La compétence est donnée au tribunal du lieu d'exécution de l'obligation litigieuse. La CJCE a défini la matière contractuelle comme une notion autonome (ne dépendant pas des droits internes) impliquant un engagement librement assumé par une partie envers une autre. Pour les contrats de vente et de fourniture de services, une règle spécifique (Art. 5-1° b) cherche à simplifier la détermination du lieu d'exécution, bien que cette disposition ait été source de problèmes d'interprétation.

B. En Matière Délictuelle ou Quasi-Délictuelle (Art. 5-3°) 

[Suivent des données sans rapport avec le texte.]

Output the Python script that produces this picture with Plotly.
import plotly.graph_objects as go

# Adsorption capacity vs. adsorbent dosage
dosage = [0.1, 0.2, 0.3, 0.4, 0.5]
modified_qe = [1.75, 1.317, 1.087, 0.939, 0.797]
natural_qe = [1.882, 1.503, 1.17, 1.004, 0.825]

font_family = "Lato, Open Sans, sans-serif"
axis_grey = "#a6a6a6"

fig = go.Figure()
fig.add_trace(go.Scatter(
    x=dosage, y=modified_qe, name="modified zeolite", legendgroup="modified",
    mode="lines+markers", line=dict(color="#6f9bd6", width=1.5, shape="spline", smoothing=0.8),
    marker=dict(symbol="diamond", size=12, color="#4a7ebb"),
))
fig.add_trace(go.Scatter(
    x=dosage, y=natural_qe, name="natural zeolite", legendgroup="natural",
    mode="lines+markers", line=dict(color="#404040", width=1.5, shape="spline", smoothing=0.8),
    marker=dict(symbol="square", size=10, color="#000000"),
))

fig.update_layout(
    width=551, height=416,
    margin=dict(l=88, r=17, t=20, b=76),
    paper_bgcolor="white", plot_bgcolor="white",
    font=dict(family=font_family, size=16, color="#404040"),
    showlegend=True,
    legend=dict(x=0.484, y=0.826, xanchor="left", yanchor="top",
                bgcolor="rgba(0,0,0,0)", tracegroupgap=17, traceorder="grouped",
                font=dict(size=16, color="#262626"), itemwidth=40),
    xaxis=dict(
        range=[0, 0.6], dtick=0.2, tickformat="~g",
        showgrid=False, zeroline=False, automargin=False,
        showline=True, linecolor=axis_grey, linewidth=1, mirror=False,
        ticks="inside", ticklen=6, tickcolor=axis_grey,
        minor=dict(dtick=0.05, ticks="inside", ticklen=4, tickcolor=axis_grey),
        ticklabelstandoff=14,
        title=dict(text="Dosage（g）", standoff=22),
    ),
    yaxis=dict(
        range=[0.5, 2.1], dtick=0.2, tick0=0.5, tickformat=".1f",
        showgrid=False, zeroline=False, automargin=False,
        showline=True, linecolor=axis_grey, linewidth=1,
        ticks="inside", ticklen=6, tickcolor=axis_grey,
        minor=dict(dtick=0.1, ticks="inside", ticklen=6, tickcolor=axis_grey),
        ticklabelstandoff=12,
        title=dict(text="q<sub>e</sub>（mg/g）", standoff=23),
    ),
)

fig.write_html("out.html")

Le demandeur a une option pour saisir les tribunaux du lieu où le fait dommageable s'est produit ou risque de se produire. Le juge doit distinguer clairement la matière délictuelle (qui est résiduelle) de la matière contractuelle. Dans le cas de délits complexes (comme la diffamation par voie de presse), la victime peut saisir le tribunal du lieu du fait générateur (édition) ou ceux du lieu de survenance du préjudice.

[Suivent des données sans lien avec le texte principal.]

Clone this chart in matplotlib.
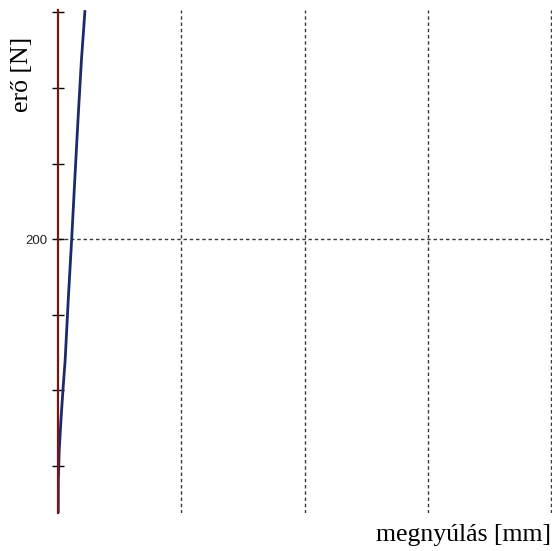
import matplotlib
matplotlib.use("Agg")
import matplotlib.pyplot as plt

# force-elongation curve
elongation_mm = [0.002, 0.003, 0.010, 0.024, 0.040, 0.058, 0.083, 0.111, 0.136, 0.162, 0.190, 0.219]
force_n = [19, 40.7, 60.5, 80.4, 100.2, 120, 159.7, 200, 239, 278.7, 318.3, 351.4]

y_ticks = [50, 100, 150, 200, 250, 300, 350]
y_tick_labels = ["", "", "", "200", "", "", ""]
x_grid = [1, 2, 3, 4]
y_grid = [200]

fig = plt.figure(figsize=(5.52, 5.51), dpi=100)
ax = fig.add_axes([58 / 552, 38 / 551, 494 / 552, 503 / 551])

ax.plot(elongation_mm, force_n, color="#1b2a6b", lw=2, solid_capstyle="butt")

for gx in x_grid:
    ax.axvline(gx, color="#3a3a3a", lw=1, dashes=(2.5, 2), zorder=0)
for gy in y_grid:
    ax.axhline(gy, color="#3a3a3a", lw=1, dashes=(2.5, 2), zorder=0)

ax.set_xlim(0, 4.008)
ax.set_ylim(19, 351.5)

ax.set_yticks(y_ticks)
ax.set_yticklabels(y_tick_labels, family="Liberation Sans", fontsize=9.5, color="#222222")
ax.tick_params(axis="y", direction="inout", length=9, width=1, color="black", pad=3)
ax.set_xticks([])

for s in ["top", "right", "bottom"]:
    ax.spines[s].set_visible(False)
ax.spines["left"].set_color("#7a1414")
ax.spines["left"].set_linewidth(1.6)

fig.text(21.5 / 552, (551 - 74.5) / 551, "erő [N]", rotation=90, ha="center", va="center",
         family="Liberation Serif", fontsize=18.5)
fig.text(551 / 552, (551 - 535.5) / 551, "megnyúlás [mm]", ha="right", va="center",
         family="Liberation Serif", fontsize=18.5)

fig.savefig("out.png", dpi=100)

II. La Coordination des Juridictions et la Reconnaissance des Jugements Étrangers

Les règles de compétence internationale doivent être complétées par des mécanismes permettant de gérer la concurrence entre juridictions et d'assurer l'efficacité des décisions rendues.

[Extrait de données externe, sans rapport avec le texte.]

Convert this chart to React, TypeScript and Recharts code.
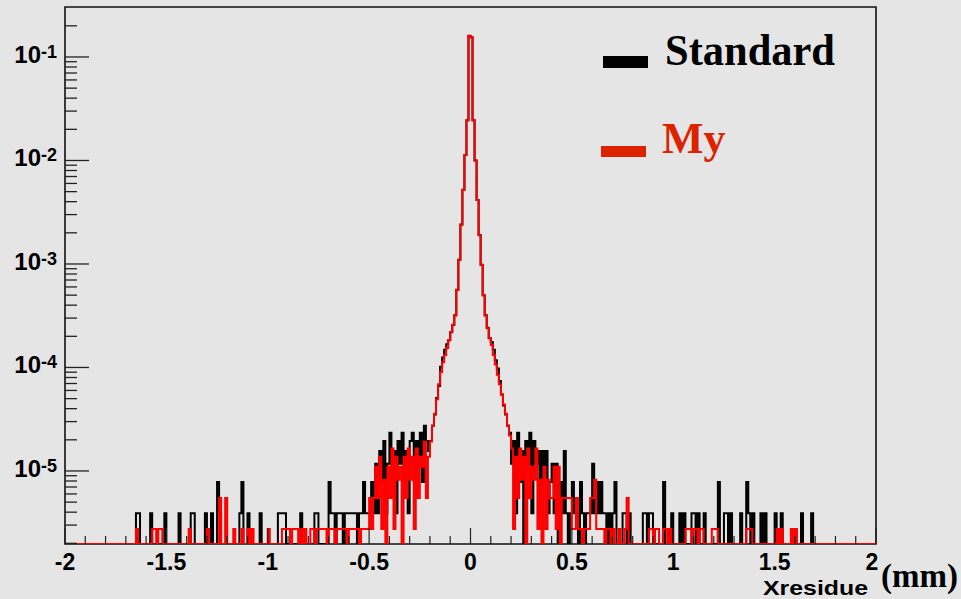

1. La Gestion de la Concurrence : Litispendance et Connexité

La doctrine et la jurisprudence françaises ont consacré la possibilité de soulever l'exception de litispendance devant le juge français lorsque l'affaire est déjà pendante devant un tribunal étranger également compétent.

En ce qui concerne l'autorité de la chose jugée, celle-ci n'existe que lorsqu'il y a une identité des parties, une identité de cause et une identité d'objet.

2. L'Efficacité des Jugements Étrangers (Exequatur)


La reconnaissance et l'exécution en France des jugements étrangers (l'exequatur) sont soumises à des régimes différents selon leur origine.

A. Le Régime Européen (Règlement Bruxelles I) 

Dans le champ d'application du Règlement N° 44-2001, la libre circulation des jugements est assurée, et le contrôle des décisions étrangères est allégé (principe de confiance mutuelle). La reconnaissance est quasi automatique, mais l'exécution nécessite une procédure simplifiée en deux phases : une phase sur requête devant le Président du TGI pour l'exequatur, suivie d'un possible recours devant la Cour d'appel pour des motifs limités et énumérés (Art. 34 et 35 du Règlement N° 44-2001).

B. Le Droit Commun Français (Arrêt Munzer) 


En droit commun français, le système est d'origine essentiellement jurisprudentielle. L'arrêt fondamental Munzer (1964) a établi cinq vérifications que le juge français doit effectuer avant d'accorder l'exequatur. Parmi celles-ci, trois conditions essentielles se distinguent :

◦ La Compétence du Juge d'Origine : Le juge français doit vérifier que le juge étranger d'origine avait un rattachement caractérisé au litige, c'est-à-dire un lien suffisant avec le rapport de droit (domicile, résidence, situation du bien, etc.). Cette appréciation se fait au cas par cas.

◦ La Compétence de la Loi Appliquée : L'autorité française doit vérifier que le juge d'origine a appliqué la loi désignée par la règle de conflit française. Cette condition est controversée mais sert à lutter contre le forum shopping (choix d'une juridiction appliquant la loi la plus favorable).

◦ La Conformité à l'Ordre Public International (OPI) : La décision étrangère ne doit pas heurter les valeurs fondamentales défendues par l'ordre juridique français. L'OPI s'applique notamment en cas de violation des droits de la défense ou de l'impartialité du juge (ordre public procédural).

La Dissociation des Compétences 
Le DIP français repose sur l'admission de la dissociation entre la compétence juridictionnelle et la compétence législative. Cela signifie que le juge français peut être compétent (compétence juridictionnelle) et devoir appliquer une loi étrangère (compétence législative). Le DIP agit comme un répartiteur, ou une règle indirecte, qui aiguille le juge vers la loi applicable, qu'elle soit française ou étrangère.

Conclusion


Le règlement des conflits de juridictions en DIP, bien que souvent relégué au second plan derrière la résolution des conflits de lois, est une étape essentielle et préalable au procès international. Le droit français a évolué d'un système nationaliste fondé sur la primauté de la nationalité (Articles 14 et 15) vers un système d'extension des règles de compétence objectives, plus ancré dans la réalité factuelle du litige.

Dans le même temps, les développements communautaires, notamment via le Règlement Bruxelles I, ont consolidé la primauté du domicile du défendeur comme critère général de compétence en Europe et facilité la circulation des décisions, en imposant une confiance mutuelle et en limitant le contrôle des jugements étrangers. Ces mécanismes visent l'harmonisation des solutions.

En définitive, la détermination du juge compétent repose sur une combinaison complexe de règles nationales, de conventions internationales et de règlements européens, cherchant un équilibre délicat entre la défense de la souveraineté du for et l'impératif d'efficacité, de prévisibilité et d'harmonisation des solutions pour les parties engagées dans des relations internationales.